* [Data excerpt]
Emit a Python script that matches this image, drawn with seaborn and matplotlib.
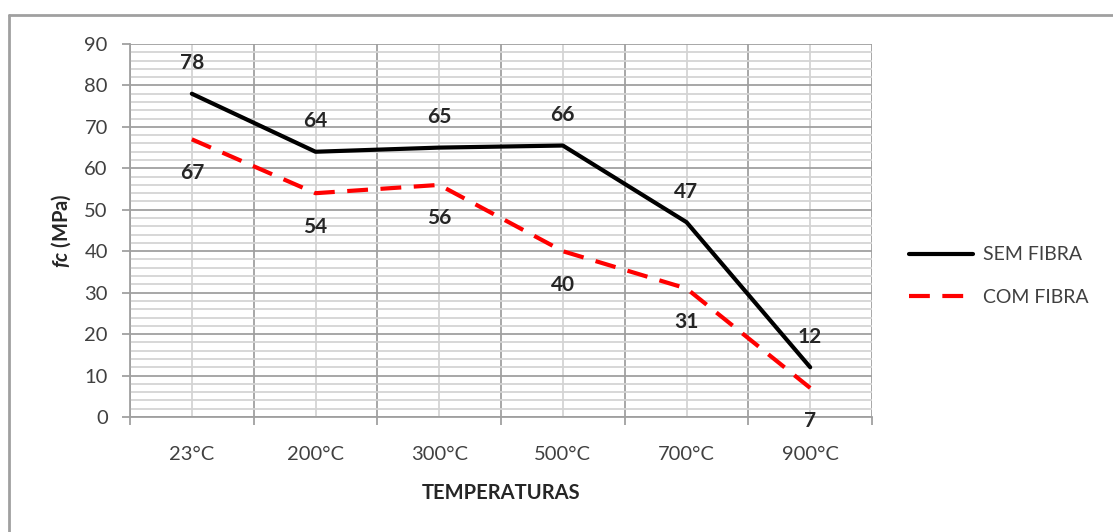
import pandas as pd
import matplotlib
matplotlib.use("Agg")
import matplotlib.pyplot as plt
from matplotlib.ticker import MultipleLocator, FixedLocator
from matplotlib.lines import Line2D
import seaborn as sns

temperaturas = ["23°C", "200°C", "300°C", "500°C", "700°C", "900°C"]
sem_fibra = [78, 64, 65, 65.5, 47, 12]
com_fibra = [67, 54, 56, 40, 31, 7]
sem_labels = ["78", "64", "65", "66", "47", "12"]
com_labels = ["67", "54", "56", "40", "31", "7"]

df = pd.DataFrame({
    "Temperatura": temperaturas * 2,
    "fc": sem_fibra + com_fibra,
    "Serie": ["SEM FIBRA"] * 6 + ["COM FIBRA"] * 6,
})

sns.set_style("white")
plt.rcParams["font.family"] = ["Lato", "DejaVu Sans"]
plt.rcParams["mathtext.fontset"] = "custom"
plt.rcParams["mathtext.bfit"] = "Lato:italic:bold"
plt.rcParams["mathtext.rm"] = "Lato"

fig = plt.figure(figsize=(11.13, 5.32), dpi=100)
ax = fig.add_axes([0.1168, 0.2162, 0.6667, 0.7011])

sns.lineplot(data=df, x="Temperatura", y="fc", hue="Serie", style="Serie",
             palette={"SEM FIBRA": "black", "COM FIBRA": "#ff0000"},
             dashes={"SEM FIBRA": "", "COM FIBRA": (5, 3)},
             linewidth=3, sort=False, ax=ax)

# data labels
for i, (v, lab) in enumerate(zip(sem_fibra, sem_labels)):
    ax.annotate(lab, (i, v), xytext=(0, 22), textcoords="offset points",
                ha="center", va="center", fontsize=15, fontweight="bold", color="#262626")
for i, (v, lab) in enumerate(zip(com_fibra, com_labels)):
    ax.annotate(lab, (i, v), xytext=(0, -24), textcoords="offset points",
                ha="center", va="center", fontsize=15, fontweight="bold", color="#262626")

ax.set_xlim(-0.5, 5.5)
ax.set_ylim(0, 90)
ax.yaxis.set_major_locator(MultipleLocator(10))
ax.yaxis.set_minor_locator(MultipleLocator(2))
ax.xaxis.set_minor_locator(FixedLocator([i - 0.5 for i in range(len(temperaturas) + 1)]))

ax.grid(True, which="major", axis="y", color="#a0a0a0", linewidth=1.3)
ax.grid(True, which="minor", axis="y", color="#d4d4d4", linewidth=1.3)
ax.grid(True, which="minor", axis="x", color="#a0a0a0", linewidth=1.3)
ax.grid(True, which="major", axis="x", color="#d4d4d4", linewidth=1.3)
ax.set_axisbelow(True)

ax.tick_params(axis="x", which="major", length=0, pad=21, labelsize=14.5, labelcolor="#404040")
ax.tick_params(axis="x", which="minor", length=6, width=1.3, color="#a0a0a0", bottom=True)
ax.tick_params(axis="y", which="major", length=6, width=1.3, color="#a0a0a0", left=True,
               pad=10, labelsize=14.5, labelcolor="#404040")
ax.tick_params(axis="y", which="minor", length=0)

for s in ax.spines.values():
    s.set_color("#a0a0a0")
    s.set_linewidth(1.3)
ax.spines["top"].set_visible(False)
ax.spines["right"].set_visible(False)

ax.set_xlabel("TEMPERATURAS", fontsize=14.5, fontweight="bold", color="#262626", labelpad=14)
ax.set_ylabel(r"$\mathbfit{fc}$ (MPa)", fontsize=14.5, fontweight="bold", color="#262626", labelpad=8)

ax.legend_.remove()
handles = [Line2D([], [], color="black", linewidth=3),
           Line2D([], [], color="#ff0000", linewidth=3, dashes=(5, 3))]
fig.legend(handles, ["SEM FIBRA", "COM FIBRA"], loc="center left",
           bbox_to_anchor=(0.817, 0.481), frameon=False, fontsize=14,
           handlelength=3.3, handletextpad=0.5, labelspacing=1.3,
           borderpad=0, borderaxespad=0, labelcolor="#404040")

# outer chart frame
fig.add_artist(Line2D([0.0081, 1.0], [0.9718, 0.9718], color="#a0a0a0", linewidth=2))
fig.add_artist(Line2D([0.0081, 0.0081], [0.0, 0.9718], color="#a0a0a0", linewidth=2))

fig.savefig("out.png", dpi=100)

* [Stated exercise] Transcribe exactly, with no pictures, the lines running from the first line of the material through the line holding "linewidth=3, sort=False, ax=ax)".

* [Exercise output]
Emit a Python script that matches this image, drawn with seaborn and matplotlib.
import pandas as pd
import matplotlib
matplotlib.use("Agg")
import matplotlib.pyplot as plt
from matplotlib.ticker import MultipleLocator, FixedLocator
from matplotlib.lines import Line2D
import seaborn as sns

temperaturas = ["23°C", "200°C", "300°C", "500°C", "700°C", "900°C"]
sem_fibra = [78, 64, 65, 65.5, 47, 12]
com_fibra = [67, 54, 56, 40, 31, 7]
sem_labels = ["78", "64", "65", "66", "47", "12"]
com_labels = ["67", "54", "56", "40", "31", "7"]

df = pd.DataFrame({
    "Temperatura": temperaturas * 2,
    "fc": sem_fibra + com_fibra,
    "Serie": ["SEM FIBRA"] * 6 + ["COM FIBRA"] * 6,
})

sns.set_style("white")
plt.rcParams["font.family"] = ["Lato", "DejaVu Sans"]
plt.rcParams["mathtext.fontset"] = "custom"
plt.rcParams["mathtext.bfit"] = "Lato:italic:bold"
plt.rcParams["mathtext.rm"] = "Lato"

fig = plt.figure(figsize=(11.13, 5.32), dpi=100)
ax = fig.add_axes([0.1168, 0.2162, 0.6667, 0.7011])

sns.lineplot(data=df, x="Temperatura", y="fc", hue="Serie", style="Serie",
             palette={"SEM FIBRA": "black", "COM FIBRA": "#ff0000"},
             dashes={"SEM FIBRA": "", "COM FIBRA": (5, 3)},
             linewidth=3, sort=False, ax=ax)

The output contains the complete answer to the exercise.